Last weekend I was in Newport, Rhode Island. You might ask why? Well, many people from New Orleans go north during summer to attempt to escape the heat of our Augusts. I, on the other hand, was on my way to the Newport Folk Festival with my husband.
A couple of years ago we decided that every year we were going to go to a new music fest. Last year we went to Pitchfork in Chicago (which I wrote about in a previous blog). We’ve attended Bonnaroo a few times, and now my husband attends every year with his best friend.

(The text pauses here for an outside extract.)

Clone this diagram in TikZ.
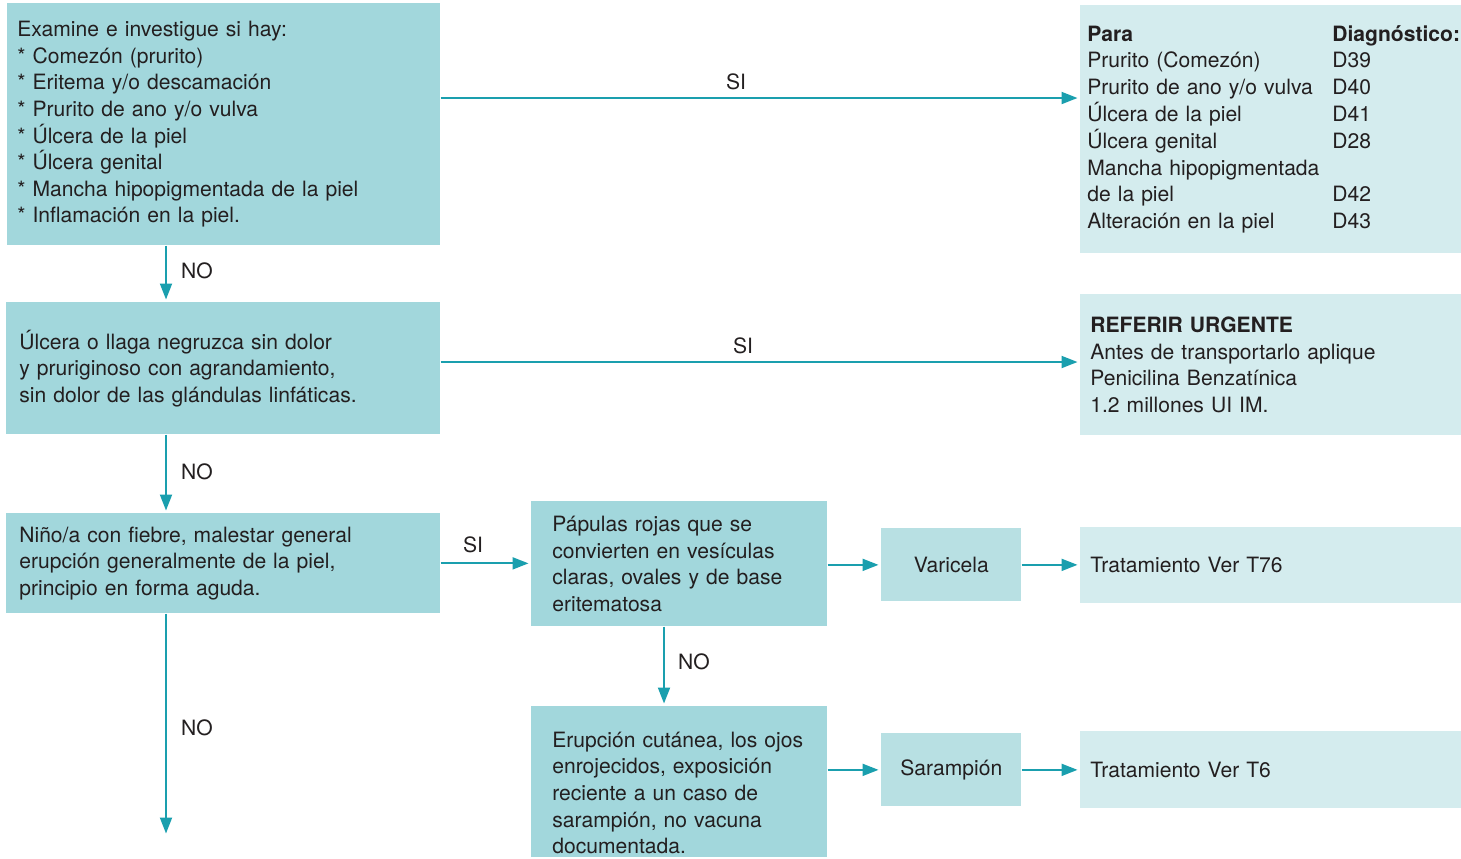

He even went to Movement, an electronic music festival in Detroit.
For us, music festivals are once-in-a-lifetime experiences, and we want to try them all. In fact, a lot of people in New Orleans know me as “the girl in the big red hat.” I wear my big red hat to second lines, to Jazz Fest, to Mardi Gras Indian gatherings and to every festival we attend. In fact, it’s probably one of my most cherished possessions (even though I have to replace it every few years as the red fades to a dull pink).
But Newport, and its folk festival, was a whole new world. The weather was lovely, never reaching 80 degrees, with an ocean breeze to keep everyone cool.

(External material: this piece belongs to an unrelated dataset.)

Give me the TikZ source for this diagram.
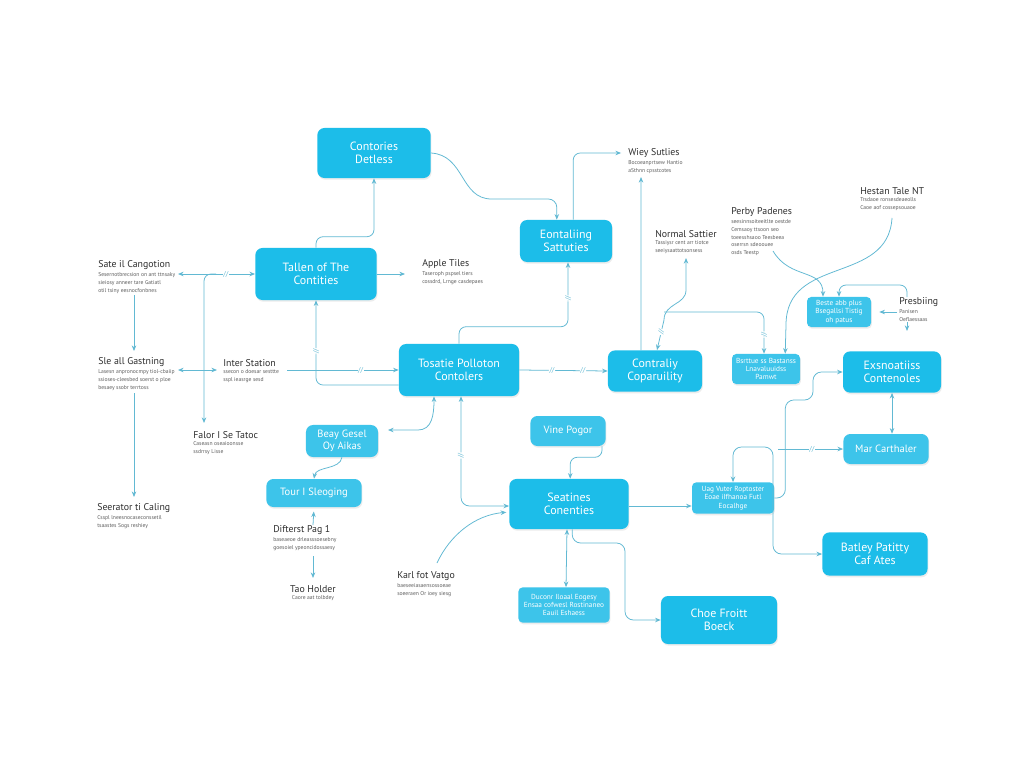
\documentclass[tikz,border=0pt]{standalone}
\usepackage{fontspec}
\setmainfont{PT Sans}
\usetikzlibrary{arrows.meta,positioning,calc,shadows}
\definecolor{boxblue}{HTML}{1CBDE9}
\definecolor{boxlight}{HTML}{3DC4EA}
\definecolor{linkblue}{HTML}{62B9D3}
\definecolor{inkgray}{HTML}{2E2E2E}
\definecolor{descgray}{HTML}{5E5E5E}
\tikzset{
  cbox/.style={rounded corners=5pt, fill=boxblue, text=white, align=center, inner sep=1pt,
    font=\fontsize{8.5}{9.5}\selectfont,
    drop shadow={opacity=0.15, shadow xshift=0.6pt, shadow yshift=-1.2pt}},
  cboxsm/.style={cbox, fill=boxlight, font=\fontsize{7.5}{8.5}\selectfont},
  cboxtiny/.style={cbox, fill=boxlight, rounded corners=3pt, font=\fontsize{5.2}{6}\selectfont},
  ttl/.style={anchor=west, inner sep=0pt, text=inkgray, font=\fontsize{7}{8}\selectfont},
  dsc/.style={anchor=north west, inner sep=0pt, align=left, text=descgray, font=\fontsize{4}{5.4}\selectfont},
  link/.style={draw=linkblue, line width=0.55pt, -{Stealth[length=4pt,width=3.2pt]}},
  link2/.style={link, {Stealth[length=4pt,width=3.2pt]}-{Stealth[length=4pt,width=3.2pt]}},
  brk/.style={fill=white, inner sep=0.4pt, text=linkblue, font=\fontsize{5}{5}\selectfont, sloped}
}
\begin{document}
\begin{tikzpicture}[x=0.025cm, y=-0.025cm]
    \useasboundingbox (0,0) rectangle (1024,768);
    \fill[white] (0,0) rectangle (1024,768);

    % Boxes
    \node[cbox, minimum width=2.83cm, minimum height=1.25cm] (cdet) at (374,153) {Contories\\Detless};
    \node[cbox, minimum width=3.03cm, minimum height=1.3cm] (tallen) at (316,274) {Tallen of The\\Contities};
    \node[cbox, minimum width=3.0cm, minimum height=1.3cm] (main) at (459,370) {Tosatie Polloton\\Contolers};
    \node[cbox, minimum width=2.3cm, minimum height=1.05cm] (eont) at (566,241) {Eontaliing\\Sattuties};
    \node[cbox, minimum width=2.35cm, minimum height=1.03cm] (contr) at (655,371) {Contraliy\\Coparuility};
    \node[cboxtiny, minimum width=1.7cm, minimum height=0.75cm] (bsr) at (766,369) {Bsrttue ss Bastanss\\Lnavaluuidss\\Pamwt};
    \node[cboxtiny, minimum width=1.6cm, minimum height=0.75cm] (pbox) at (839,312) {Beste abb plus\\Bsegallsi Tistig\\oh patus};
    \node[cbox, minimum width=2.45cm, minimum height=1.03cm] (exs) at (892,372) {Exsnoatiiss\\Contenoles};
    \node[cboxsm, minimum width=2.13cm, minimum height=0.75cm] (mar) at (886,449) {Mar Carthaler};
    \node[cbox, minimum width=2.63cm, minimum height=1.08cm] (bat) at (875,554) {Batley Patitty\\Caf Ates};
    \node[cbox, minimum width=2.9cm, minimum height=1.2cm] (choe) at (719,620) {Choe Froitt\\Boeck};
    \node[cboxtiny, minimum width=2.05cm, minimum height=0.78cm] (uag) at (733,498) {Uag Vuter Roptoster\\Eoae iIfhanoa Futl\\Eocalhge};
    \node[cbox, minimum width=2.98cm, minimum height=1.25cm] (seat) at (569,504) {Seatines\\Conenties};
    \node[cboxsm, minimum width=1.88cm, minimum height=0.75cm] (vine) at (568,431) {Vine Pogor};
    \node[cboxtiny, minimum width=2.28cm, minimum height=0.88cm] (duc) at (564,605) {Duconr Iloaal Eogesy\\Ensaa cofwesl Rostinaneo\\Eauil Eshaess};
    \node[cboxsm, minimum width=1.8cm, minimum height=0.8cm] (beay) at (342,441) {Beay Gesel\\Oy Aikas};
    \node[cboxsm, minimum width=2.38cm, minimum height=0.7cm] (tour) at (314,493) {Tour I Sleoging};

    % Labels
    \node[ttl] (sate) at (98,265) {Sate il Cangotion};
    \node[dsc] at ([yshift=-2pt]sate.south west) {Sesernotbrecsion on ant ttnsaky\\sieiosy anneer tare Gatiatl\\otil tsiny eesnocfonbnes};
    \node[ttl] (sle) at (98,362) {Sle all Gastning};
    \node[dsc] at ([yshift=-2pt]sle.south west) {Lasesn anpronocmpy tiol-cbaiip\\ssioses-cleesbed soerst o ploe\\besaey ssobr terrtoss};
    \node[ttl] (seer) at (97,508) {Seerator ti Caling};
    \node[dsc] at ([yshift=-2pt]seer.south west) {Csspl lneesnocaseconssetil\\tsaastes Sogs reshiey};
    \node[ttl] (falor) at (193,435) {Falor I Se Tatoc};
    \node[dsc] at ([yshift=-2pt]falor.south west) {Caseasn oseaioonsse\\ssdrrsy Lisse};
    \node[ttl] (inter) at (223,363) {Inter Station};
    \node[dsc] at ([yshift=-2pt]inter.south west) {ssecon o doesar sesttte\\sspl ieasrge sesd};
    \node[ttl] (apple) at (422,264) {Apple Tiles};
    \node[dsc] at ([yshift=-2pt]apple.south west) {Taseroph pspsel tiers\\cossdrd, Lrnge casdepaes};
    \node[ttl] (wiey) at (628,153) {Wiey Sutlies};
    \node[dsc] at ([yshift=-2pt]wiey.south west) {Bocoeanprtsew Hantio\\aSthnn cpsstcotes};
    \node[ttl] (normal) at (655,234) {Normal Sattier};
    \node[dsc] at ([yshift=-2pt]normal.south west) {Tassiysr cent arr tiotce\\seeiysaattotsonsess};
    \node[ttl] (perby) at (731,212) {Perby Padenes};
    \node[dsc] at ([yshift=-2pt]perby.south west) {seesinnsoiteeitlte oestde\\Cemsaoy ttsoon seo\\toeesshsaoo Teesbeea\\oserrsn sdeoouee\\osds Teestp};
    \node[ttl] (hestan) at (860,191) {Hestan Tale NT};
    \node[dsc] at ([yshift=-2pt]hestan.south west) {Trsdaoe ronsesdeaeolls\\Caoe aof cossepsouaoe};
    \node[ttl] (presb) at (899,302) {Presbiing};
    \node[dsc] at ([yshift=-2pt]presb.south west) {Panisen\\Oeflaessaas};
    \node[ttl] (difterst) at (273,530) {Difterst Pag 1};
    \node[dsc] at ([yshift=-2pt]difterst.south west) {baseaeoe drleasssoesebny\\goesoiel ypeoncidossaesy};
    \node[ttl, anchor=center] (tao) at (313,589) {Tao Holder};
    \node[dsc, anchor=north, align=center] at ([yshift=-2pt]tao.south) {Caore aat tolbdey};
    \node[ttl] (karl) at (397,576) {Karl fot Vatgo};
    \node[dsc] at ([yshift=-2pt]karl.south west) {baeseeiasaensossoeae\\soeeraen Or ioey siesg};

    % Free ends
    \coordinate (sateR) at (178,274);
    \coordinate (fork) at (216,274);
    \coordinate (falorT) at (204,423);
    \coordinate (sateB) at (134,295);
    \coordinate (sleT) at (134,351);
    \coordinate (sleB) at (134,393);
    \coordinate (seerT) at (134,497);
    \coordinate (sleR) at (178,370);
    \coordinate (interL) at (217,370);
    \coordinate (interR) at (287,370);
    \coordinate (appleL) at (405,274);
    \coordinate (wieyL) at (621,153);
    \coordinate (wieyB) at (641,177);
    \coordinate (normB) at (686,258);
    \coordinate (normK) at (664,312);
    \coordinate (perbyB) at (773,251);
    \coordinate (hestB) at (892,218);
    \coordinate (presL) at (897,312);
    \coordinate (presT) at (907,297);
    \coordinate (presD) at (907,322);
    \coordinate (beayR) at (388,430);
    \coordinate (difT) at (313,525);
    \coordinate (difB) at (313,556);
    \coordinate (taoT) at (313,578);
    \coordinate (karlT) at (437,563);
    \coordinate (marJ) at (778,449);

    % Left side
    \draw[link2] (sateR) -- (tallen.west) node[brk, pos=0.62] {//};
    \draw[link, rounded corners=5pt] (fork) -| (falorT);
    \draw[link] (sateB) -- (sleT);
    \draw[link] (sleB) -- (seerT);
    \draw[link2] (sleR) -- (interL);
    \draw[link] (interR) -- (main.west) node[brk, pos=0.66] {//};
    \draw[link, rounded corners=5pt] ([yshift=-0.375cm]main.west) -| (tallen.south) node[brk, pos=0.7] {//};

    % Top
    \draw[link] (tallen.east) -- (appleL);
    \draw[link, rounded corners=5pt] (tallen.north) -- ++(0,-11) -| (cdet.south);
    \draw[link, rounded corners=6pt] (cdet.east) .. controls (465,155) and (460,199) .. (500,199) -| ([xshift=-0.23cm]eont.north);
    \draw[link, rounded corners=5pt] ([xshift=0.18cm]eont.north) |- (wieyL);
    \draw[link, rounded corners=5pt] (main.north) -- ++(0,-17) -| ([xshift=0.05cm]eont.south) node[brk, pos=0.72] {//};
    \draw[link] (main.east) -- (contr.west) node[brk, pos=0.37] {//} node[brk, pos=0.72] {//};
    \draw[link] ([xshift=-0.35cm]contr.north) -- (wieyB);

    % Right top
    \draw[link2] (normB) -- (686,290) .. controls (686,305) and (664,303) .. (664,320) -- node[brk, pos=0.4] {//} ([xshift=0.05cm]contr.north);
    \draw[link, rounded corners=5pt] (normK) -| ([xshift=-0.05cm]bsr.north) node[brk, pos=0.77] {//};
    \draw[link] (perbyB) .. controls (790,280) and (823,268) .. ([xshift=-0.4cm]pbox.north);
    \draw[link] (hestB) .. controls (888,285) and (786,255) .. (786,325) -- ([xshift=0.48cm]bsr.north);
    \draw[link] (presL) -- ([xshift=0.2cm]pbox.east);
    \draw[link, rounded corners=5pt] (presT) -- ++(0,-12) -| (pbox.north);
    \draw[link] (presD) -- ++(0,9);

    % Lower left
    \draw[link2] (beayR) -- (418,430) .. controls (432,430) and (434,415) .. ([xshift=-0.625cm]main.south);
    \draw[link2, rounded corners=6pt] ([xshift=0.05cm]main.south) |- ([yshift=-0.05cm]seat.west) node[brk, pos=0.27] {//};
    \draw[link] (beay.south) .. controls (340,470) and (316,466) .. (tour.north);
    \draw[link, shorten >=3pt] (difT) -- (tour.south);
    \draw[link] (difB) -- (taoT);
    \draw[link, shorten >=2pt] (karlT) .. controls (450,535) and (475,515) .. ([yshift=-0.2cm]seat.west);

    % Lower right
    \draw[link, rounded corners=5pt] ([xshift=0.85cm]vine.south) -- ++(0,11) -| ([xshift=0.03cm]seat.north);
    \draw[link2] ([xshift=-0.05cm]seat.south) -- ([xshift=0.05cm]duc.north);
    \draw[link, rounded corners=6pt] ([xshift=0.08cm]seat.south) |- (625,543) |- (choe.west);
    \draw[link] ([yshift=-0.05cm]seat.east) -- ([yshift=-0.05cm]seat.east -| uag.west);
    \draw[link, rounded corners=6pt] (uag.east) -- ++(11,0) |- (813,400) |- (exs.west);
    \draw[link2, rounded corners=6pt] (uag.north) |- (773,447) |- (bat.west);
    \draw[link] (marJ) -- (mar.west) node[brk, pos=0.52] {//};
    \draw[link2] (exs.south) -- (exs.south |- mar.north);
\end{tikzpicture}
\end{document}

We stayed at the Black Duck Inn, a small building that’s part of bed-and-breakfast conglomerate. Ours was run by a woman who is the very definition of a broad. Every morning she’d offer us her “hot breakfast,” from French toast to scrambled eggs and sausage, and then we would walk down the hill, join the line for the ferry – which is never as long as the morning entrance to Jazz Fest – and take the ferry to Fort Adams State Park where the festival is held.
Newport Folk Festival was unlike anything I’ve ever experienced. There was no trash. I know that seems like an odd thing to mention, but if you’ve ever seen our Jazz Fest at the end of a full day you’ll understand why not seeing a single piece of trash, not even one cigarette butt, was something that stuck in my memory. The grass is lush, both tented stages had seating, though we preferred the hill next to the Harbor Stage, and there was absolutely no sound bleed between stages (stone walls are useful this way). Pretty much, no matter where you decide to stand or sit, you can have a view of the stage.
The vendors were lovely and the food was tasty (you can even get freshly shucked oysters and a lobster roll, next to an incredible Mediterranean platter).
But what made this festival really wonderful were the musicians. I’m not talking about their performances – though every performance that I saw had perfectly balanced sound – they were always so lovely, enthusiastic and grateful to be performing. And none of them played what could be termed a touring set; neither did they play a greatest hits set. This year’s festival was in memory of Pete Seeger, so there were a lot of covers of his music, usually with special guests. We saw Mavis Staples, celebrating her 75th birthday at the festival, guest on no less than three stages. Musicians would play with each other almost every set, seemingly without rehearsal or hiccup. From Staples bringing onstage Luscious, Jeff Tweedy and Norah Jones, to the Berklee Gospel & Roots Choir onstage with Hozier. Jack White even paused his set to say that for the first time in 12 years, he was able to “walk around like a human” and to thank us.
Even outside the festival grounds, the bands and musicians that you had seen that weekend are walking around and happy to have a conversation or take a photo (Thanks Matt Myers and Katie Toupin of Houndmouth!).
So, should you find yourself deep in the August doldrums next year, consider a trip to Newport and say hi when you spot the woman in the big red hat.